GIVEN INSTRUCTION: Copy all of the material exactly. Pictures are not to appear in the copy.

[start of MATERIAL]

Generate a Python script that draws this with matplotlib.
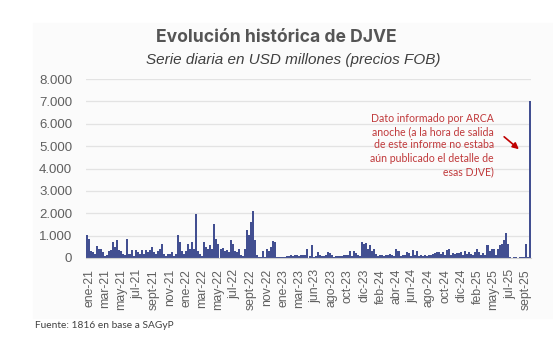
import matplotlib.pyplot as plt
from matplotlib.patches import Rectangle

# daily DJVE values (USD millones) at ~2 px resolution
valores = [
    1050, 860, 300, 250, 160, 530, 420, 400,
    250, 110, 120, 300, 340, 700, 480, 810,
    340, 300, 160, 140, 860, 190, 340, 110,
    340, 260, 190, 340, 200, 340, 260, 340,
    500, 260, 200, 300, 420, 640, 180, 110,
    160, 200, 260, 110, 160, 1010, 700, 330,
    160, 300, 640, 410, 710, 400, 1970, 300,
    180, 110, 710, 480, 400, 560, 410, 1520,
    860, 640, 380, 450, 300, 350, 280, 790,
    640, 300, 250, 410, 150, 100, 410, 1240,
    1010, 1620, 2100, 790, 120, 40, 30, 330,
    40, 410, 330, 480, 740, 710, 30, 30,
    40, 30, 50, 80, 100, 130, 110, 150,
    120, 100, 150, 130, 140, 400, 110, 560,
    60, 100, 260, 150, 100, 80, 120, 260,
    220, 150, 60, 100, 80, 110, 100, 150,
    130, 120, 300, 100, 330, 220, 150, 100,
    710, 640, 670, 410, 560, 330, 410, 200,
    100, 150, 130, 100, 150, 120, 200, 150,
    100, 410, 330, 100, 150, 130, 260, 220,
    100, 360, 130, 330, 100, 150, 100, 130,
    100, 150, 130, 200, 220, 250, 260, 200,
    250, 150, 360, 410, 150, 220, 200, 220,
    220, 250, 150, 330, 200, 250, 200, 150,
    250, 410, 250, 150, 220, 150, 560, 330,
    410, 380, 120, 410, 560, 640, 790, 1100,
    640, 40, 20, 40, 30, 20, 40, 30,
    30, 640, 30, 7000,
]

etiquetas = ["ene-21", "mar-21", "may-21", "jul-21", "sept-21", "nov-21",
             "ene-22", "mar-22", "may-22", "jul-22", "sept-22", "nov-22",
             "ene-23", "mar-23", "jun-23", "ago-23", "oct-23", "dic-23",
             "feb-24", "abr-24", "jun-24", "ago-24", "oct-24", "dic-24",
             "feb-25", "may-25", "jul-25", "sept-25"]

yticks = [0, 1000, 2000, 3000, 4000, 5000, 6000, 7000, 8000]

gris = "#5f5f5f"
rojo = "#c0393b"

fig = plt.figure(figsize=(5.53, 3.51), dpi=100)

# light panel behind the chart
fig.patches.append(Rectangle((33 / 553, 1 - 318 / 351), 520 / 553, 295 / 351,
                             transform=fig.transFigure, color="#fbfbfb",
                             zorder=-5))

ax = fig.add_axes([86 / 553, 1 - 258 / 351, 445 / 553, 179 / 351])
ax.set_facecolor("none")

x = list(range(len(valores)))
ax.bar(x, valores, width=1.0, color="#424f91", linewidth=0)

ax.set_xlim(-0.5, len(valores) - 0.5)
ax.set_ylim(0, 8000)
ax.set_yticks(yticks)
ax.set_yticklabels([f"{v:,}".replace(",", ".") for v in yticks],
                   fontsize=9.5, color=gris, family="Liberation Sans")
ax.set_xticks([1 + 8 * k for k in range(len(etiquetas))])
ax.set_xticklabels(etiquetas, rotation=90, fontsize=8.8, color=gris,
                   family="Liberation Sans")
ax.tick_params(axis="y", length=0, pad=10)
ax.tick_params(axis="x", length=0, pad=8)
ax.grid(True, axis="y", color="#e3e3e3", linewidth=0.9)
ax.set_axisbelow(True)
for s in ["top", "right", "left"]:
    ax.spines[s].set_visible(False)
ax.spines["bottom"].set_color("#d0d0d0")

fig.text(276 / 553, 1 - 38 / 351, "Evolución histórica de DJVE",
         ha="center", va="center", fontsize=12.6, fontweight="bold",
         color="#555555", family="Inter")
fig.text(293 / 553, 1 - 60 / 351, "Serie diaria en USD millones (precios FOB)",
         ha="center", va="center", fontsize=11, style="italic",
         color="#404040", family="Liberation Sans")

ax.text(494 / 553, 1 - 113 / 351,
        "Dato informado por ARCA\nanoche (a la hora de salida\n"
        "de este informe no estaba\naún publicado el detalle de\nesas DJVE)",
        transform=fig.transFigure, ha="right", va="top", fontsize=7.6,
        color=rojo, family="Lato", linespacing=1.25)
ax.annotate("", xy=(521 / 553, 1 - 151 / 351), xytext=(502 / 553, 1 - 135 / 351),
            xycoords="figure fraction", textcoords="figure fraction",
            arrowprops=dict(arrowstyle="-|>", color="#c00000", lw=1.2,
                            mutation_scale=9))

fig.text(35 / 553, 1 - 326 / 351, "Fuente: 1816 en base a SAGyP",
         ha="left", va="center", fontsize=7.3, color="#404040", family="Lato")

fig.savefig("out.png", dpi=100)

[end of MATERIAL]

ANSWER FOR THE TASK:
Generate a Python script that draws this with matplotlib.
import matplotlib.pyplot as plt
from matplotlib.patches import Rectangle

# daily DJVE values (USD millones) at ~2 px resolution
valores = [
    1050, 860, 300, 250, 160, 530, 420, 400,
    250, 110, 120, 300, 340, 700, 480, 810,
    340, 300, 160, 140, 860, 190, 340, 110,
    340, 260, 190, 340, 200, 340, 260, 340,
    500, 260, 200, 300, 420, 640, 180, 110,
    160, 200, 260, 110, 160, 1010, 700, 330,
    160, 300, 640, 410, 710, 400, 1970, 300,
    180, 110, 710, 480, 400, 560, 410, 1520,
    860, 640, 380, 450, 300, 350, 280, 790,
    640, 300, 250, 410, 150, 100, 410, 1240,
    1010, 1620, 2100, 790, 120, 40, 30, 330,
    40, 410, 330, 480, 740, 710, 30, 30,
    40, 30, 50, 80, 100, 130, 110, 150,
    120, 100, 150, 130, 140, 400, 110, 560,
    60, 100, 260, 150, 100, 80, 120, 260,
    220, 150, 60, 100, 80, 110, 100, 150,
    130, 120, 300, 100, 330, 220, 150, 100,
    710, 640, 670, 410, 560, 330, 410, 200,
    100, 150, 130, 100, 150, 120, 200, 150,
    100, 410, 330, 100, 150, 130, 260, 220,
    100, 360, 130, 330, 100, 150, 100, 130,
    100, 150, 130, 200, 220, 250, 260, 200,
    250, 150, 360, 410, 150, 220, 200, 220,
    220, 250, 150, 330, 200, 250, 200, 150,
    250, 410, 250, 150, 220, 150, 560, 330,
    410, 380, 120, 410, 560, 640, 790, 1100,
    640, 40, 20, 40, 30, 20, 40, 30,
    30, 640, 30, 7000,
]

etiquetas = ["ene-21", "mar-21", "may-21", "jul-21", "sept-21", "nov-21",
             "ene-22", "mar-22", "may-22", "jul-22", "sept-22", "nov-22",
             "ene-23", "mar-23", "jun-23", "ago-23", "oct-23", "dic-23",
             "feb-24", "abr-24", "jun-24", "ago-24", "oct-24", "dic-24",
             "feb-25", "may-25", "jul-25", "sept-25"]

yticks = [0, 1000, 2000, 3000, 4000, 5000, 6000, 7000, 8000]

gris = "#5f5f5f"
rojo = "#c0393b"

fig = plt.figure(figsize=(5.53, 3.51), dpi=100)

# light panel behind the chart
fig.patches.append(Rectangle((33 / 553, 1 - 318 / 351), 520 / 553, 295 / 351,
                             transform=fig.transFigure, color="#fbfbfb",
                             zorder=-5))

ax = fig.add_axes([86 / 553, 1 - 258 / 351, 445 / 553, 179 / 351])
ax.set_facecolor("none")

x = list(range(len(valores)))
ax.bar(x, valores, width=1.0, color="#424f91", linewidth=0)

ax.set_xlim(-0.5, len(valores) - 0.5)
ax.set_ylim(0, 8000)
ax.set_yticks(yticks)
ax.set_yticklabels([f"{v:,}".replace(",", ".") for v in yticks],
                   fontsize=9.5, color=gris, family="Liberation Sans")
ax.set_xticks([1 + 8 * k for k in range(len(etiquetas))])
ax.set_xticklabels(etiquetas, rotation=90, fontsize=8.8, color=gris,
                   family="Liberation Sans")
ax.tick_params(axis="y", length=0, pad=10)
ax.tick_params(axis="x", length=0, pad=8)
ax.grid(True, axis="y", color="#e3e3e3", linewidth=0.9)
ax.set_axisbelow(True)
for s in ["top", "right", "left"]:
    ax.spines[s].set_visible(False)
ax.spines["bottom"].set_color("#d0d0d0")

fig.text(276 / 553, 1 - 38 / 351, "Evolución histórica de DJVE",
         ha="center", va="center", fontsize=12.6, fontweight="bold",
         color="#555555", family="Inter")
fig.text(293 / 553, 1 - 60 / 351, "Serie diaria en USD millones (precios FOB)",
         ha="center", va="center", fontsize=11, style="italic",
         color="#404040", family="Liberation Sans")

ax.text(494 / 553, 1 - 113 / 351,
        "Dato informado por ARCA\nanoche (a la hora de salida\n"
        "de este informe no estaba\naún publicado el detalle de\nesas DJVE)",
        transform=fig.transFigure, ha="right", va="top", fontsize=7.6,
        color=rojo, family="Lato", linespacing=1.25)
ax.annotate("", xy=(521 / 553, 1 - 151 / 351), xytext=(502 / 553, 1 - 135 / 351),
            xycoords="figure fraction", textcoords="figure fraction",
            arrowprops=dict(arrowstyle="-|>", color="#c00000", lw=1.2,
                            mutation_scale=9))

fig.text(35 / 553, 1 - 326 / 351, "Fuente: 1816 en base a SAGyP",
         ha="left", va="center", fontsize=7.3, color="#404040", family="Lato")

fig.savefig("out.png", dpi=100)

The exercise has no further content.